Additional awards went to East West PlayersPacific Overtures, with two awards for orchestration/music direction and costume design; Pasadena Playhouse’s Kate, which earned Kate Berlant the award for solo performance; A Noise Within’s The Piano Lesson, which received the McCulloh Award for Revival, and The Skin of Our Teeth, receiving a nod for sound design; the tour of Kimberly Akimbo at the Hollywood Pantages Theatre, receiving awards for writing – adaptations and score (music and lyrics); Geffen Playhouse’s Fat Ham, winning awards for writing – adaptation and visual effects design; and Road Theatre Company’s Mercury, winning for set design.


CHICAGO: On April 17, Chicago’s Jeff Awards announced Hershey Suri and Adisa Williams as its 2024 class of Jeff Impact Fellows. The fellowships, which began in 2023, award two early-career theatre artists of color with $10,000 each towards their professional work, education, and further development in the Chicago theatre community.
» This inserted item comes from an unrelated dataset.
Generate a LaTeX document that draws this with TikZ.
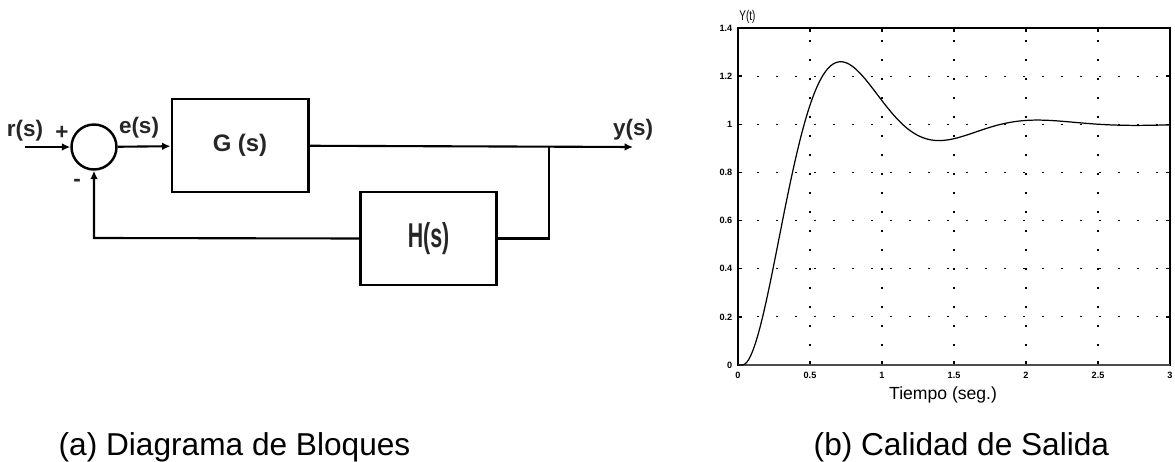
\documentclass[tikz,border=0pt]{standalone}
\usepackage{fontspec}
\setmainfont{Liberation Sans}
\usetikzlibrary{arrows.meta,positioning,calc}

\begin{document}
\begin{tikzpicture}[
    x=0.1mm, y=-0.1mm,
    block/.style={draw, line width=0.85pt, minimum width=13.6mm, minimum height=9.3mm, inner sep=0pt},
    sumnode/.style={draw, circle, line width=0.7pt, minimum size=4.5mm, inner sep=0pt},
    sig/.style={font=\fontsize{6.4}{7}\selectfont\bfseries, text=black!85, inner sep=0pt},
    wire/.style={line width=0.6pt},
    arrow/.style={line width=0.6pt, -{Latex[length=2.4pt, width=2.2pt]}},
    gridline/.style={line width=0.35pt, dash pattern=on 0.6pt off 4.8pt},
    axis/.style={line width=0.4pt},
    ticklbl/.style={font=\fontsize{2.6}{3}\selectfont\bfseries, inner sep=0pt},
    curve/.style={line width=0.35pt},
    caption/.style={font=\fontsize{9}{10}\selectfont, inner sep=0pt}
]
\useasboundingbox (0,0) rectangle (1175,462);

% (a) block diagram
\coordinate (in) at (25,147);
\node[sumnode] (sum) at (94,147) {};
\node[block] (G) at (240,145.5) {};
\node[font=\fontsize{6.8}{8}\selectfont\bfseries, text=black!85] (Gl) at (G.center) {G (s)};
\node[block] (H) at (428.5,238.5) {};
\node[text=black!85] (Hl) at (H.center) {\fontsize{9.8}{11}\selectfont\bfseries\scalebox{0.62}[1]{H(s)}};
\coordinate (out) at (633,147);
\coordinate (branch) at (549,147);
\coordinate (fb) at (94,238);

\node[sig] (rl) at (25,131) {r(s)};
\node[sig] (el) at (139,128) {e(s)};
\node[sig] (yl) at (633,130) {y(s)};
\node[sig] (plus) at (62,133) {+};
\node[sig] (minus) at (77,183) {-};

\draw[arrow] (in) -- (sum);
\draw[arrow] (sum) -- (G);
\draw[arrow] (G) -- (out);
\draw[wire] (branch) |- (H.east);
\draw[arrow] (H.west) -- (fb) -- (sum);

% (b) step response
\begin{scope}[shift={(738,365)}, x=14.4mm, y=24.07mm]
\foreach \t in {0.5,1,1.5,2,2.5}
    \draw[gridline] (\t,0) -- (\t,1.4);
\foreach \v in {0.2,0.4,0.6,0.8,1,1.2}
    \draw[gridline] (0,\v) -- (3,\v);
\foreach \t in {0.5,1,1.5,2,2.5} {
    \draw[axis] (\t,0) -- ++(0,0.017);
    \draw[axis] (\t,1.4) -- ++(0,-0.017);
}
\foreach \v in {0.2,0.4,0.6,0.8,1,1.2} {
    \draw[axis] (0,\v) -- ++(0.028,0);
    \draw[axis] (3,\v) -- ++(-0.028,0);
}
\draw[axis] (0,0) rectangle (3,1.4);
\draw[line width=0.6pt] (0,0) -- (0,1.4);
\draw[line width=0.6pt, black!70] (0,0) -- (3,0);

\foreach \t/\l [count=\i] in {0/0,0.5/0.5,1/1,1.5/1.5,2/2,2.5/2.5,3/3}
    \node[ticklbl] (xt\i) at (\t,-0.042) {\l};
\foreach \v/\l [count=\i] in {0/0,0.2/0.2,0.4/0.4,0.6/0.6,0.8/0.8,1/1,1.2/1.2,1.4/1.4}
    \node[ticklbl, anchor=east] (yt\i) at (-0.035,\v) {\l};

\node[inner sep=0pt] (ylab) at (0.065,1.447) {\fontsize{4}{5}\selectfont\scalebox{0.7}[1]{Y(t)}};
\node[font=\fontsize{5}{6}\selectfont, inner sep=0pt, anchor=base] (xlab) at (1.424,-0.145) {Tiempo (seg.)};

\draw[curve] (0,0) -- (0.03,0) -- plot[domain=0.03:3, samples=160, smooth]
    (\x, {1 - exp(-1.972*(\x-0.03))*(cos(deg(4.6*(\x-0.03))) + 0.4288*sin(deg(4.6*(\x-0.03))))});
\end{scope}

% captions
\node[caption, anchor=base west] (capa) at (58,455) {(a) Diagrama de Bloques};
\node[caption, anchor=base west] (capb) at (813,455) {(b) Calidad de Salida};
\end{tikzpicture}
\end{document}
Hershey Suri is a first-generation Sikh Indian theatrical storyteller passionate about exploring the intersection between sociology and the law, who plans to use theatre as a vehicle to reimagine the criminal justice system with her Jeff Impact Fellowship. She produced and directed the first South Asian version of Next to Normal with the South Asia Institute and PopUp! Productions. A current student at the University of Chicago Law School, she plans to “marry” her law experience with the creative endeavors of PopUp! Productions and others producing works that push for social change (based on Columbia University Law School and Broadway Alliance’s collaboration model).

Adisa Williams is a Jamaican American comedy writer and performer who, with the Jeff Impact Fellowship, plans to record a comedy album of her recent show at the Annoyance Theatre, stage another production showcasing neurodivergent talent, and take her show to the Edinburgh Fringe Festival. As one of 13 featured performers in the CBS 2023 Showcase, her comedic short Ashay snagged nominations for two national film festivals. She draws comedic inspiration from her childhood in Jamaica, growing up as an eldest daughter in an immigrant family with queer neurodiversity. To bring more visibility for “out” autistic comedians and expand that to queer, immigrant people of color, Adisa’s vision is to enrich the comedic landscape by promoting greater representation of neurodivergent artists of color.


AUSTIN: On April 16, the 2025 Heller Awards for Young Artists, for Texas high schools, were presented by the Long Center for the Performing Arts, in partnership with Texas Performing Arts and Impact Arts. The event honored over 400 students participating from 37 schools in 19 categories with training scholarships totaling over $20,000. The winners in leading performance categories who will represent Texas at the National High School Musical Theatre Awards (the Jimmy Awards) on June 23 at Broadway’s Minskoff Theatre are Walker Wallace from Round Rock High School and Raegan Gonzales from Weiss High School. All of the nominees in both categories had a song performance master class with Adam Roberts to begin preparations for required submission materials.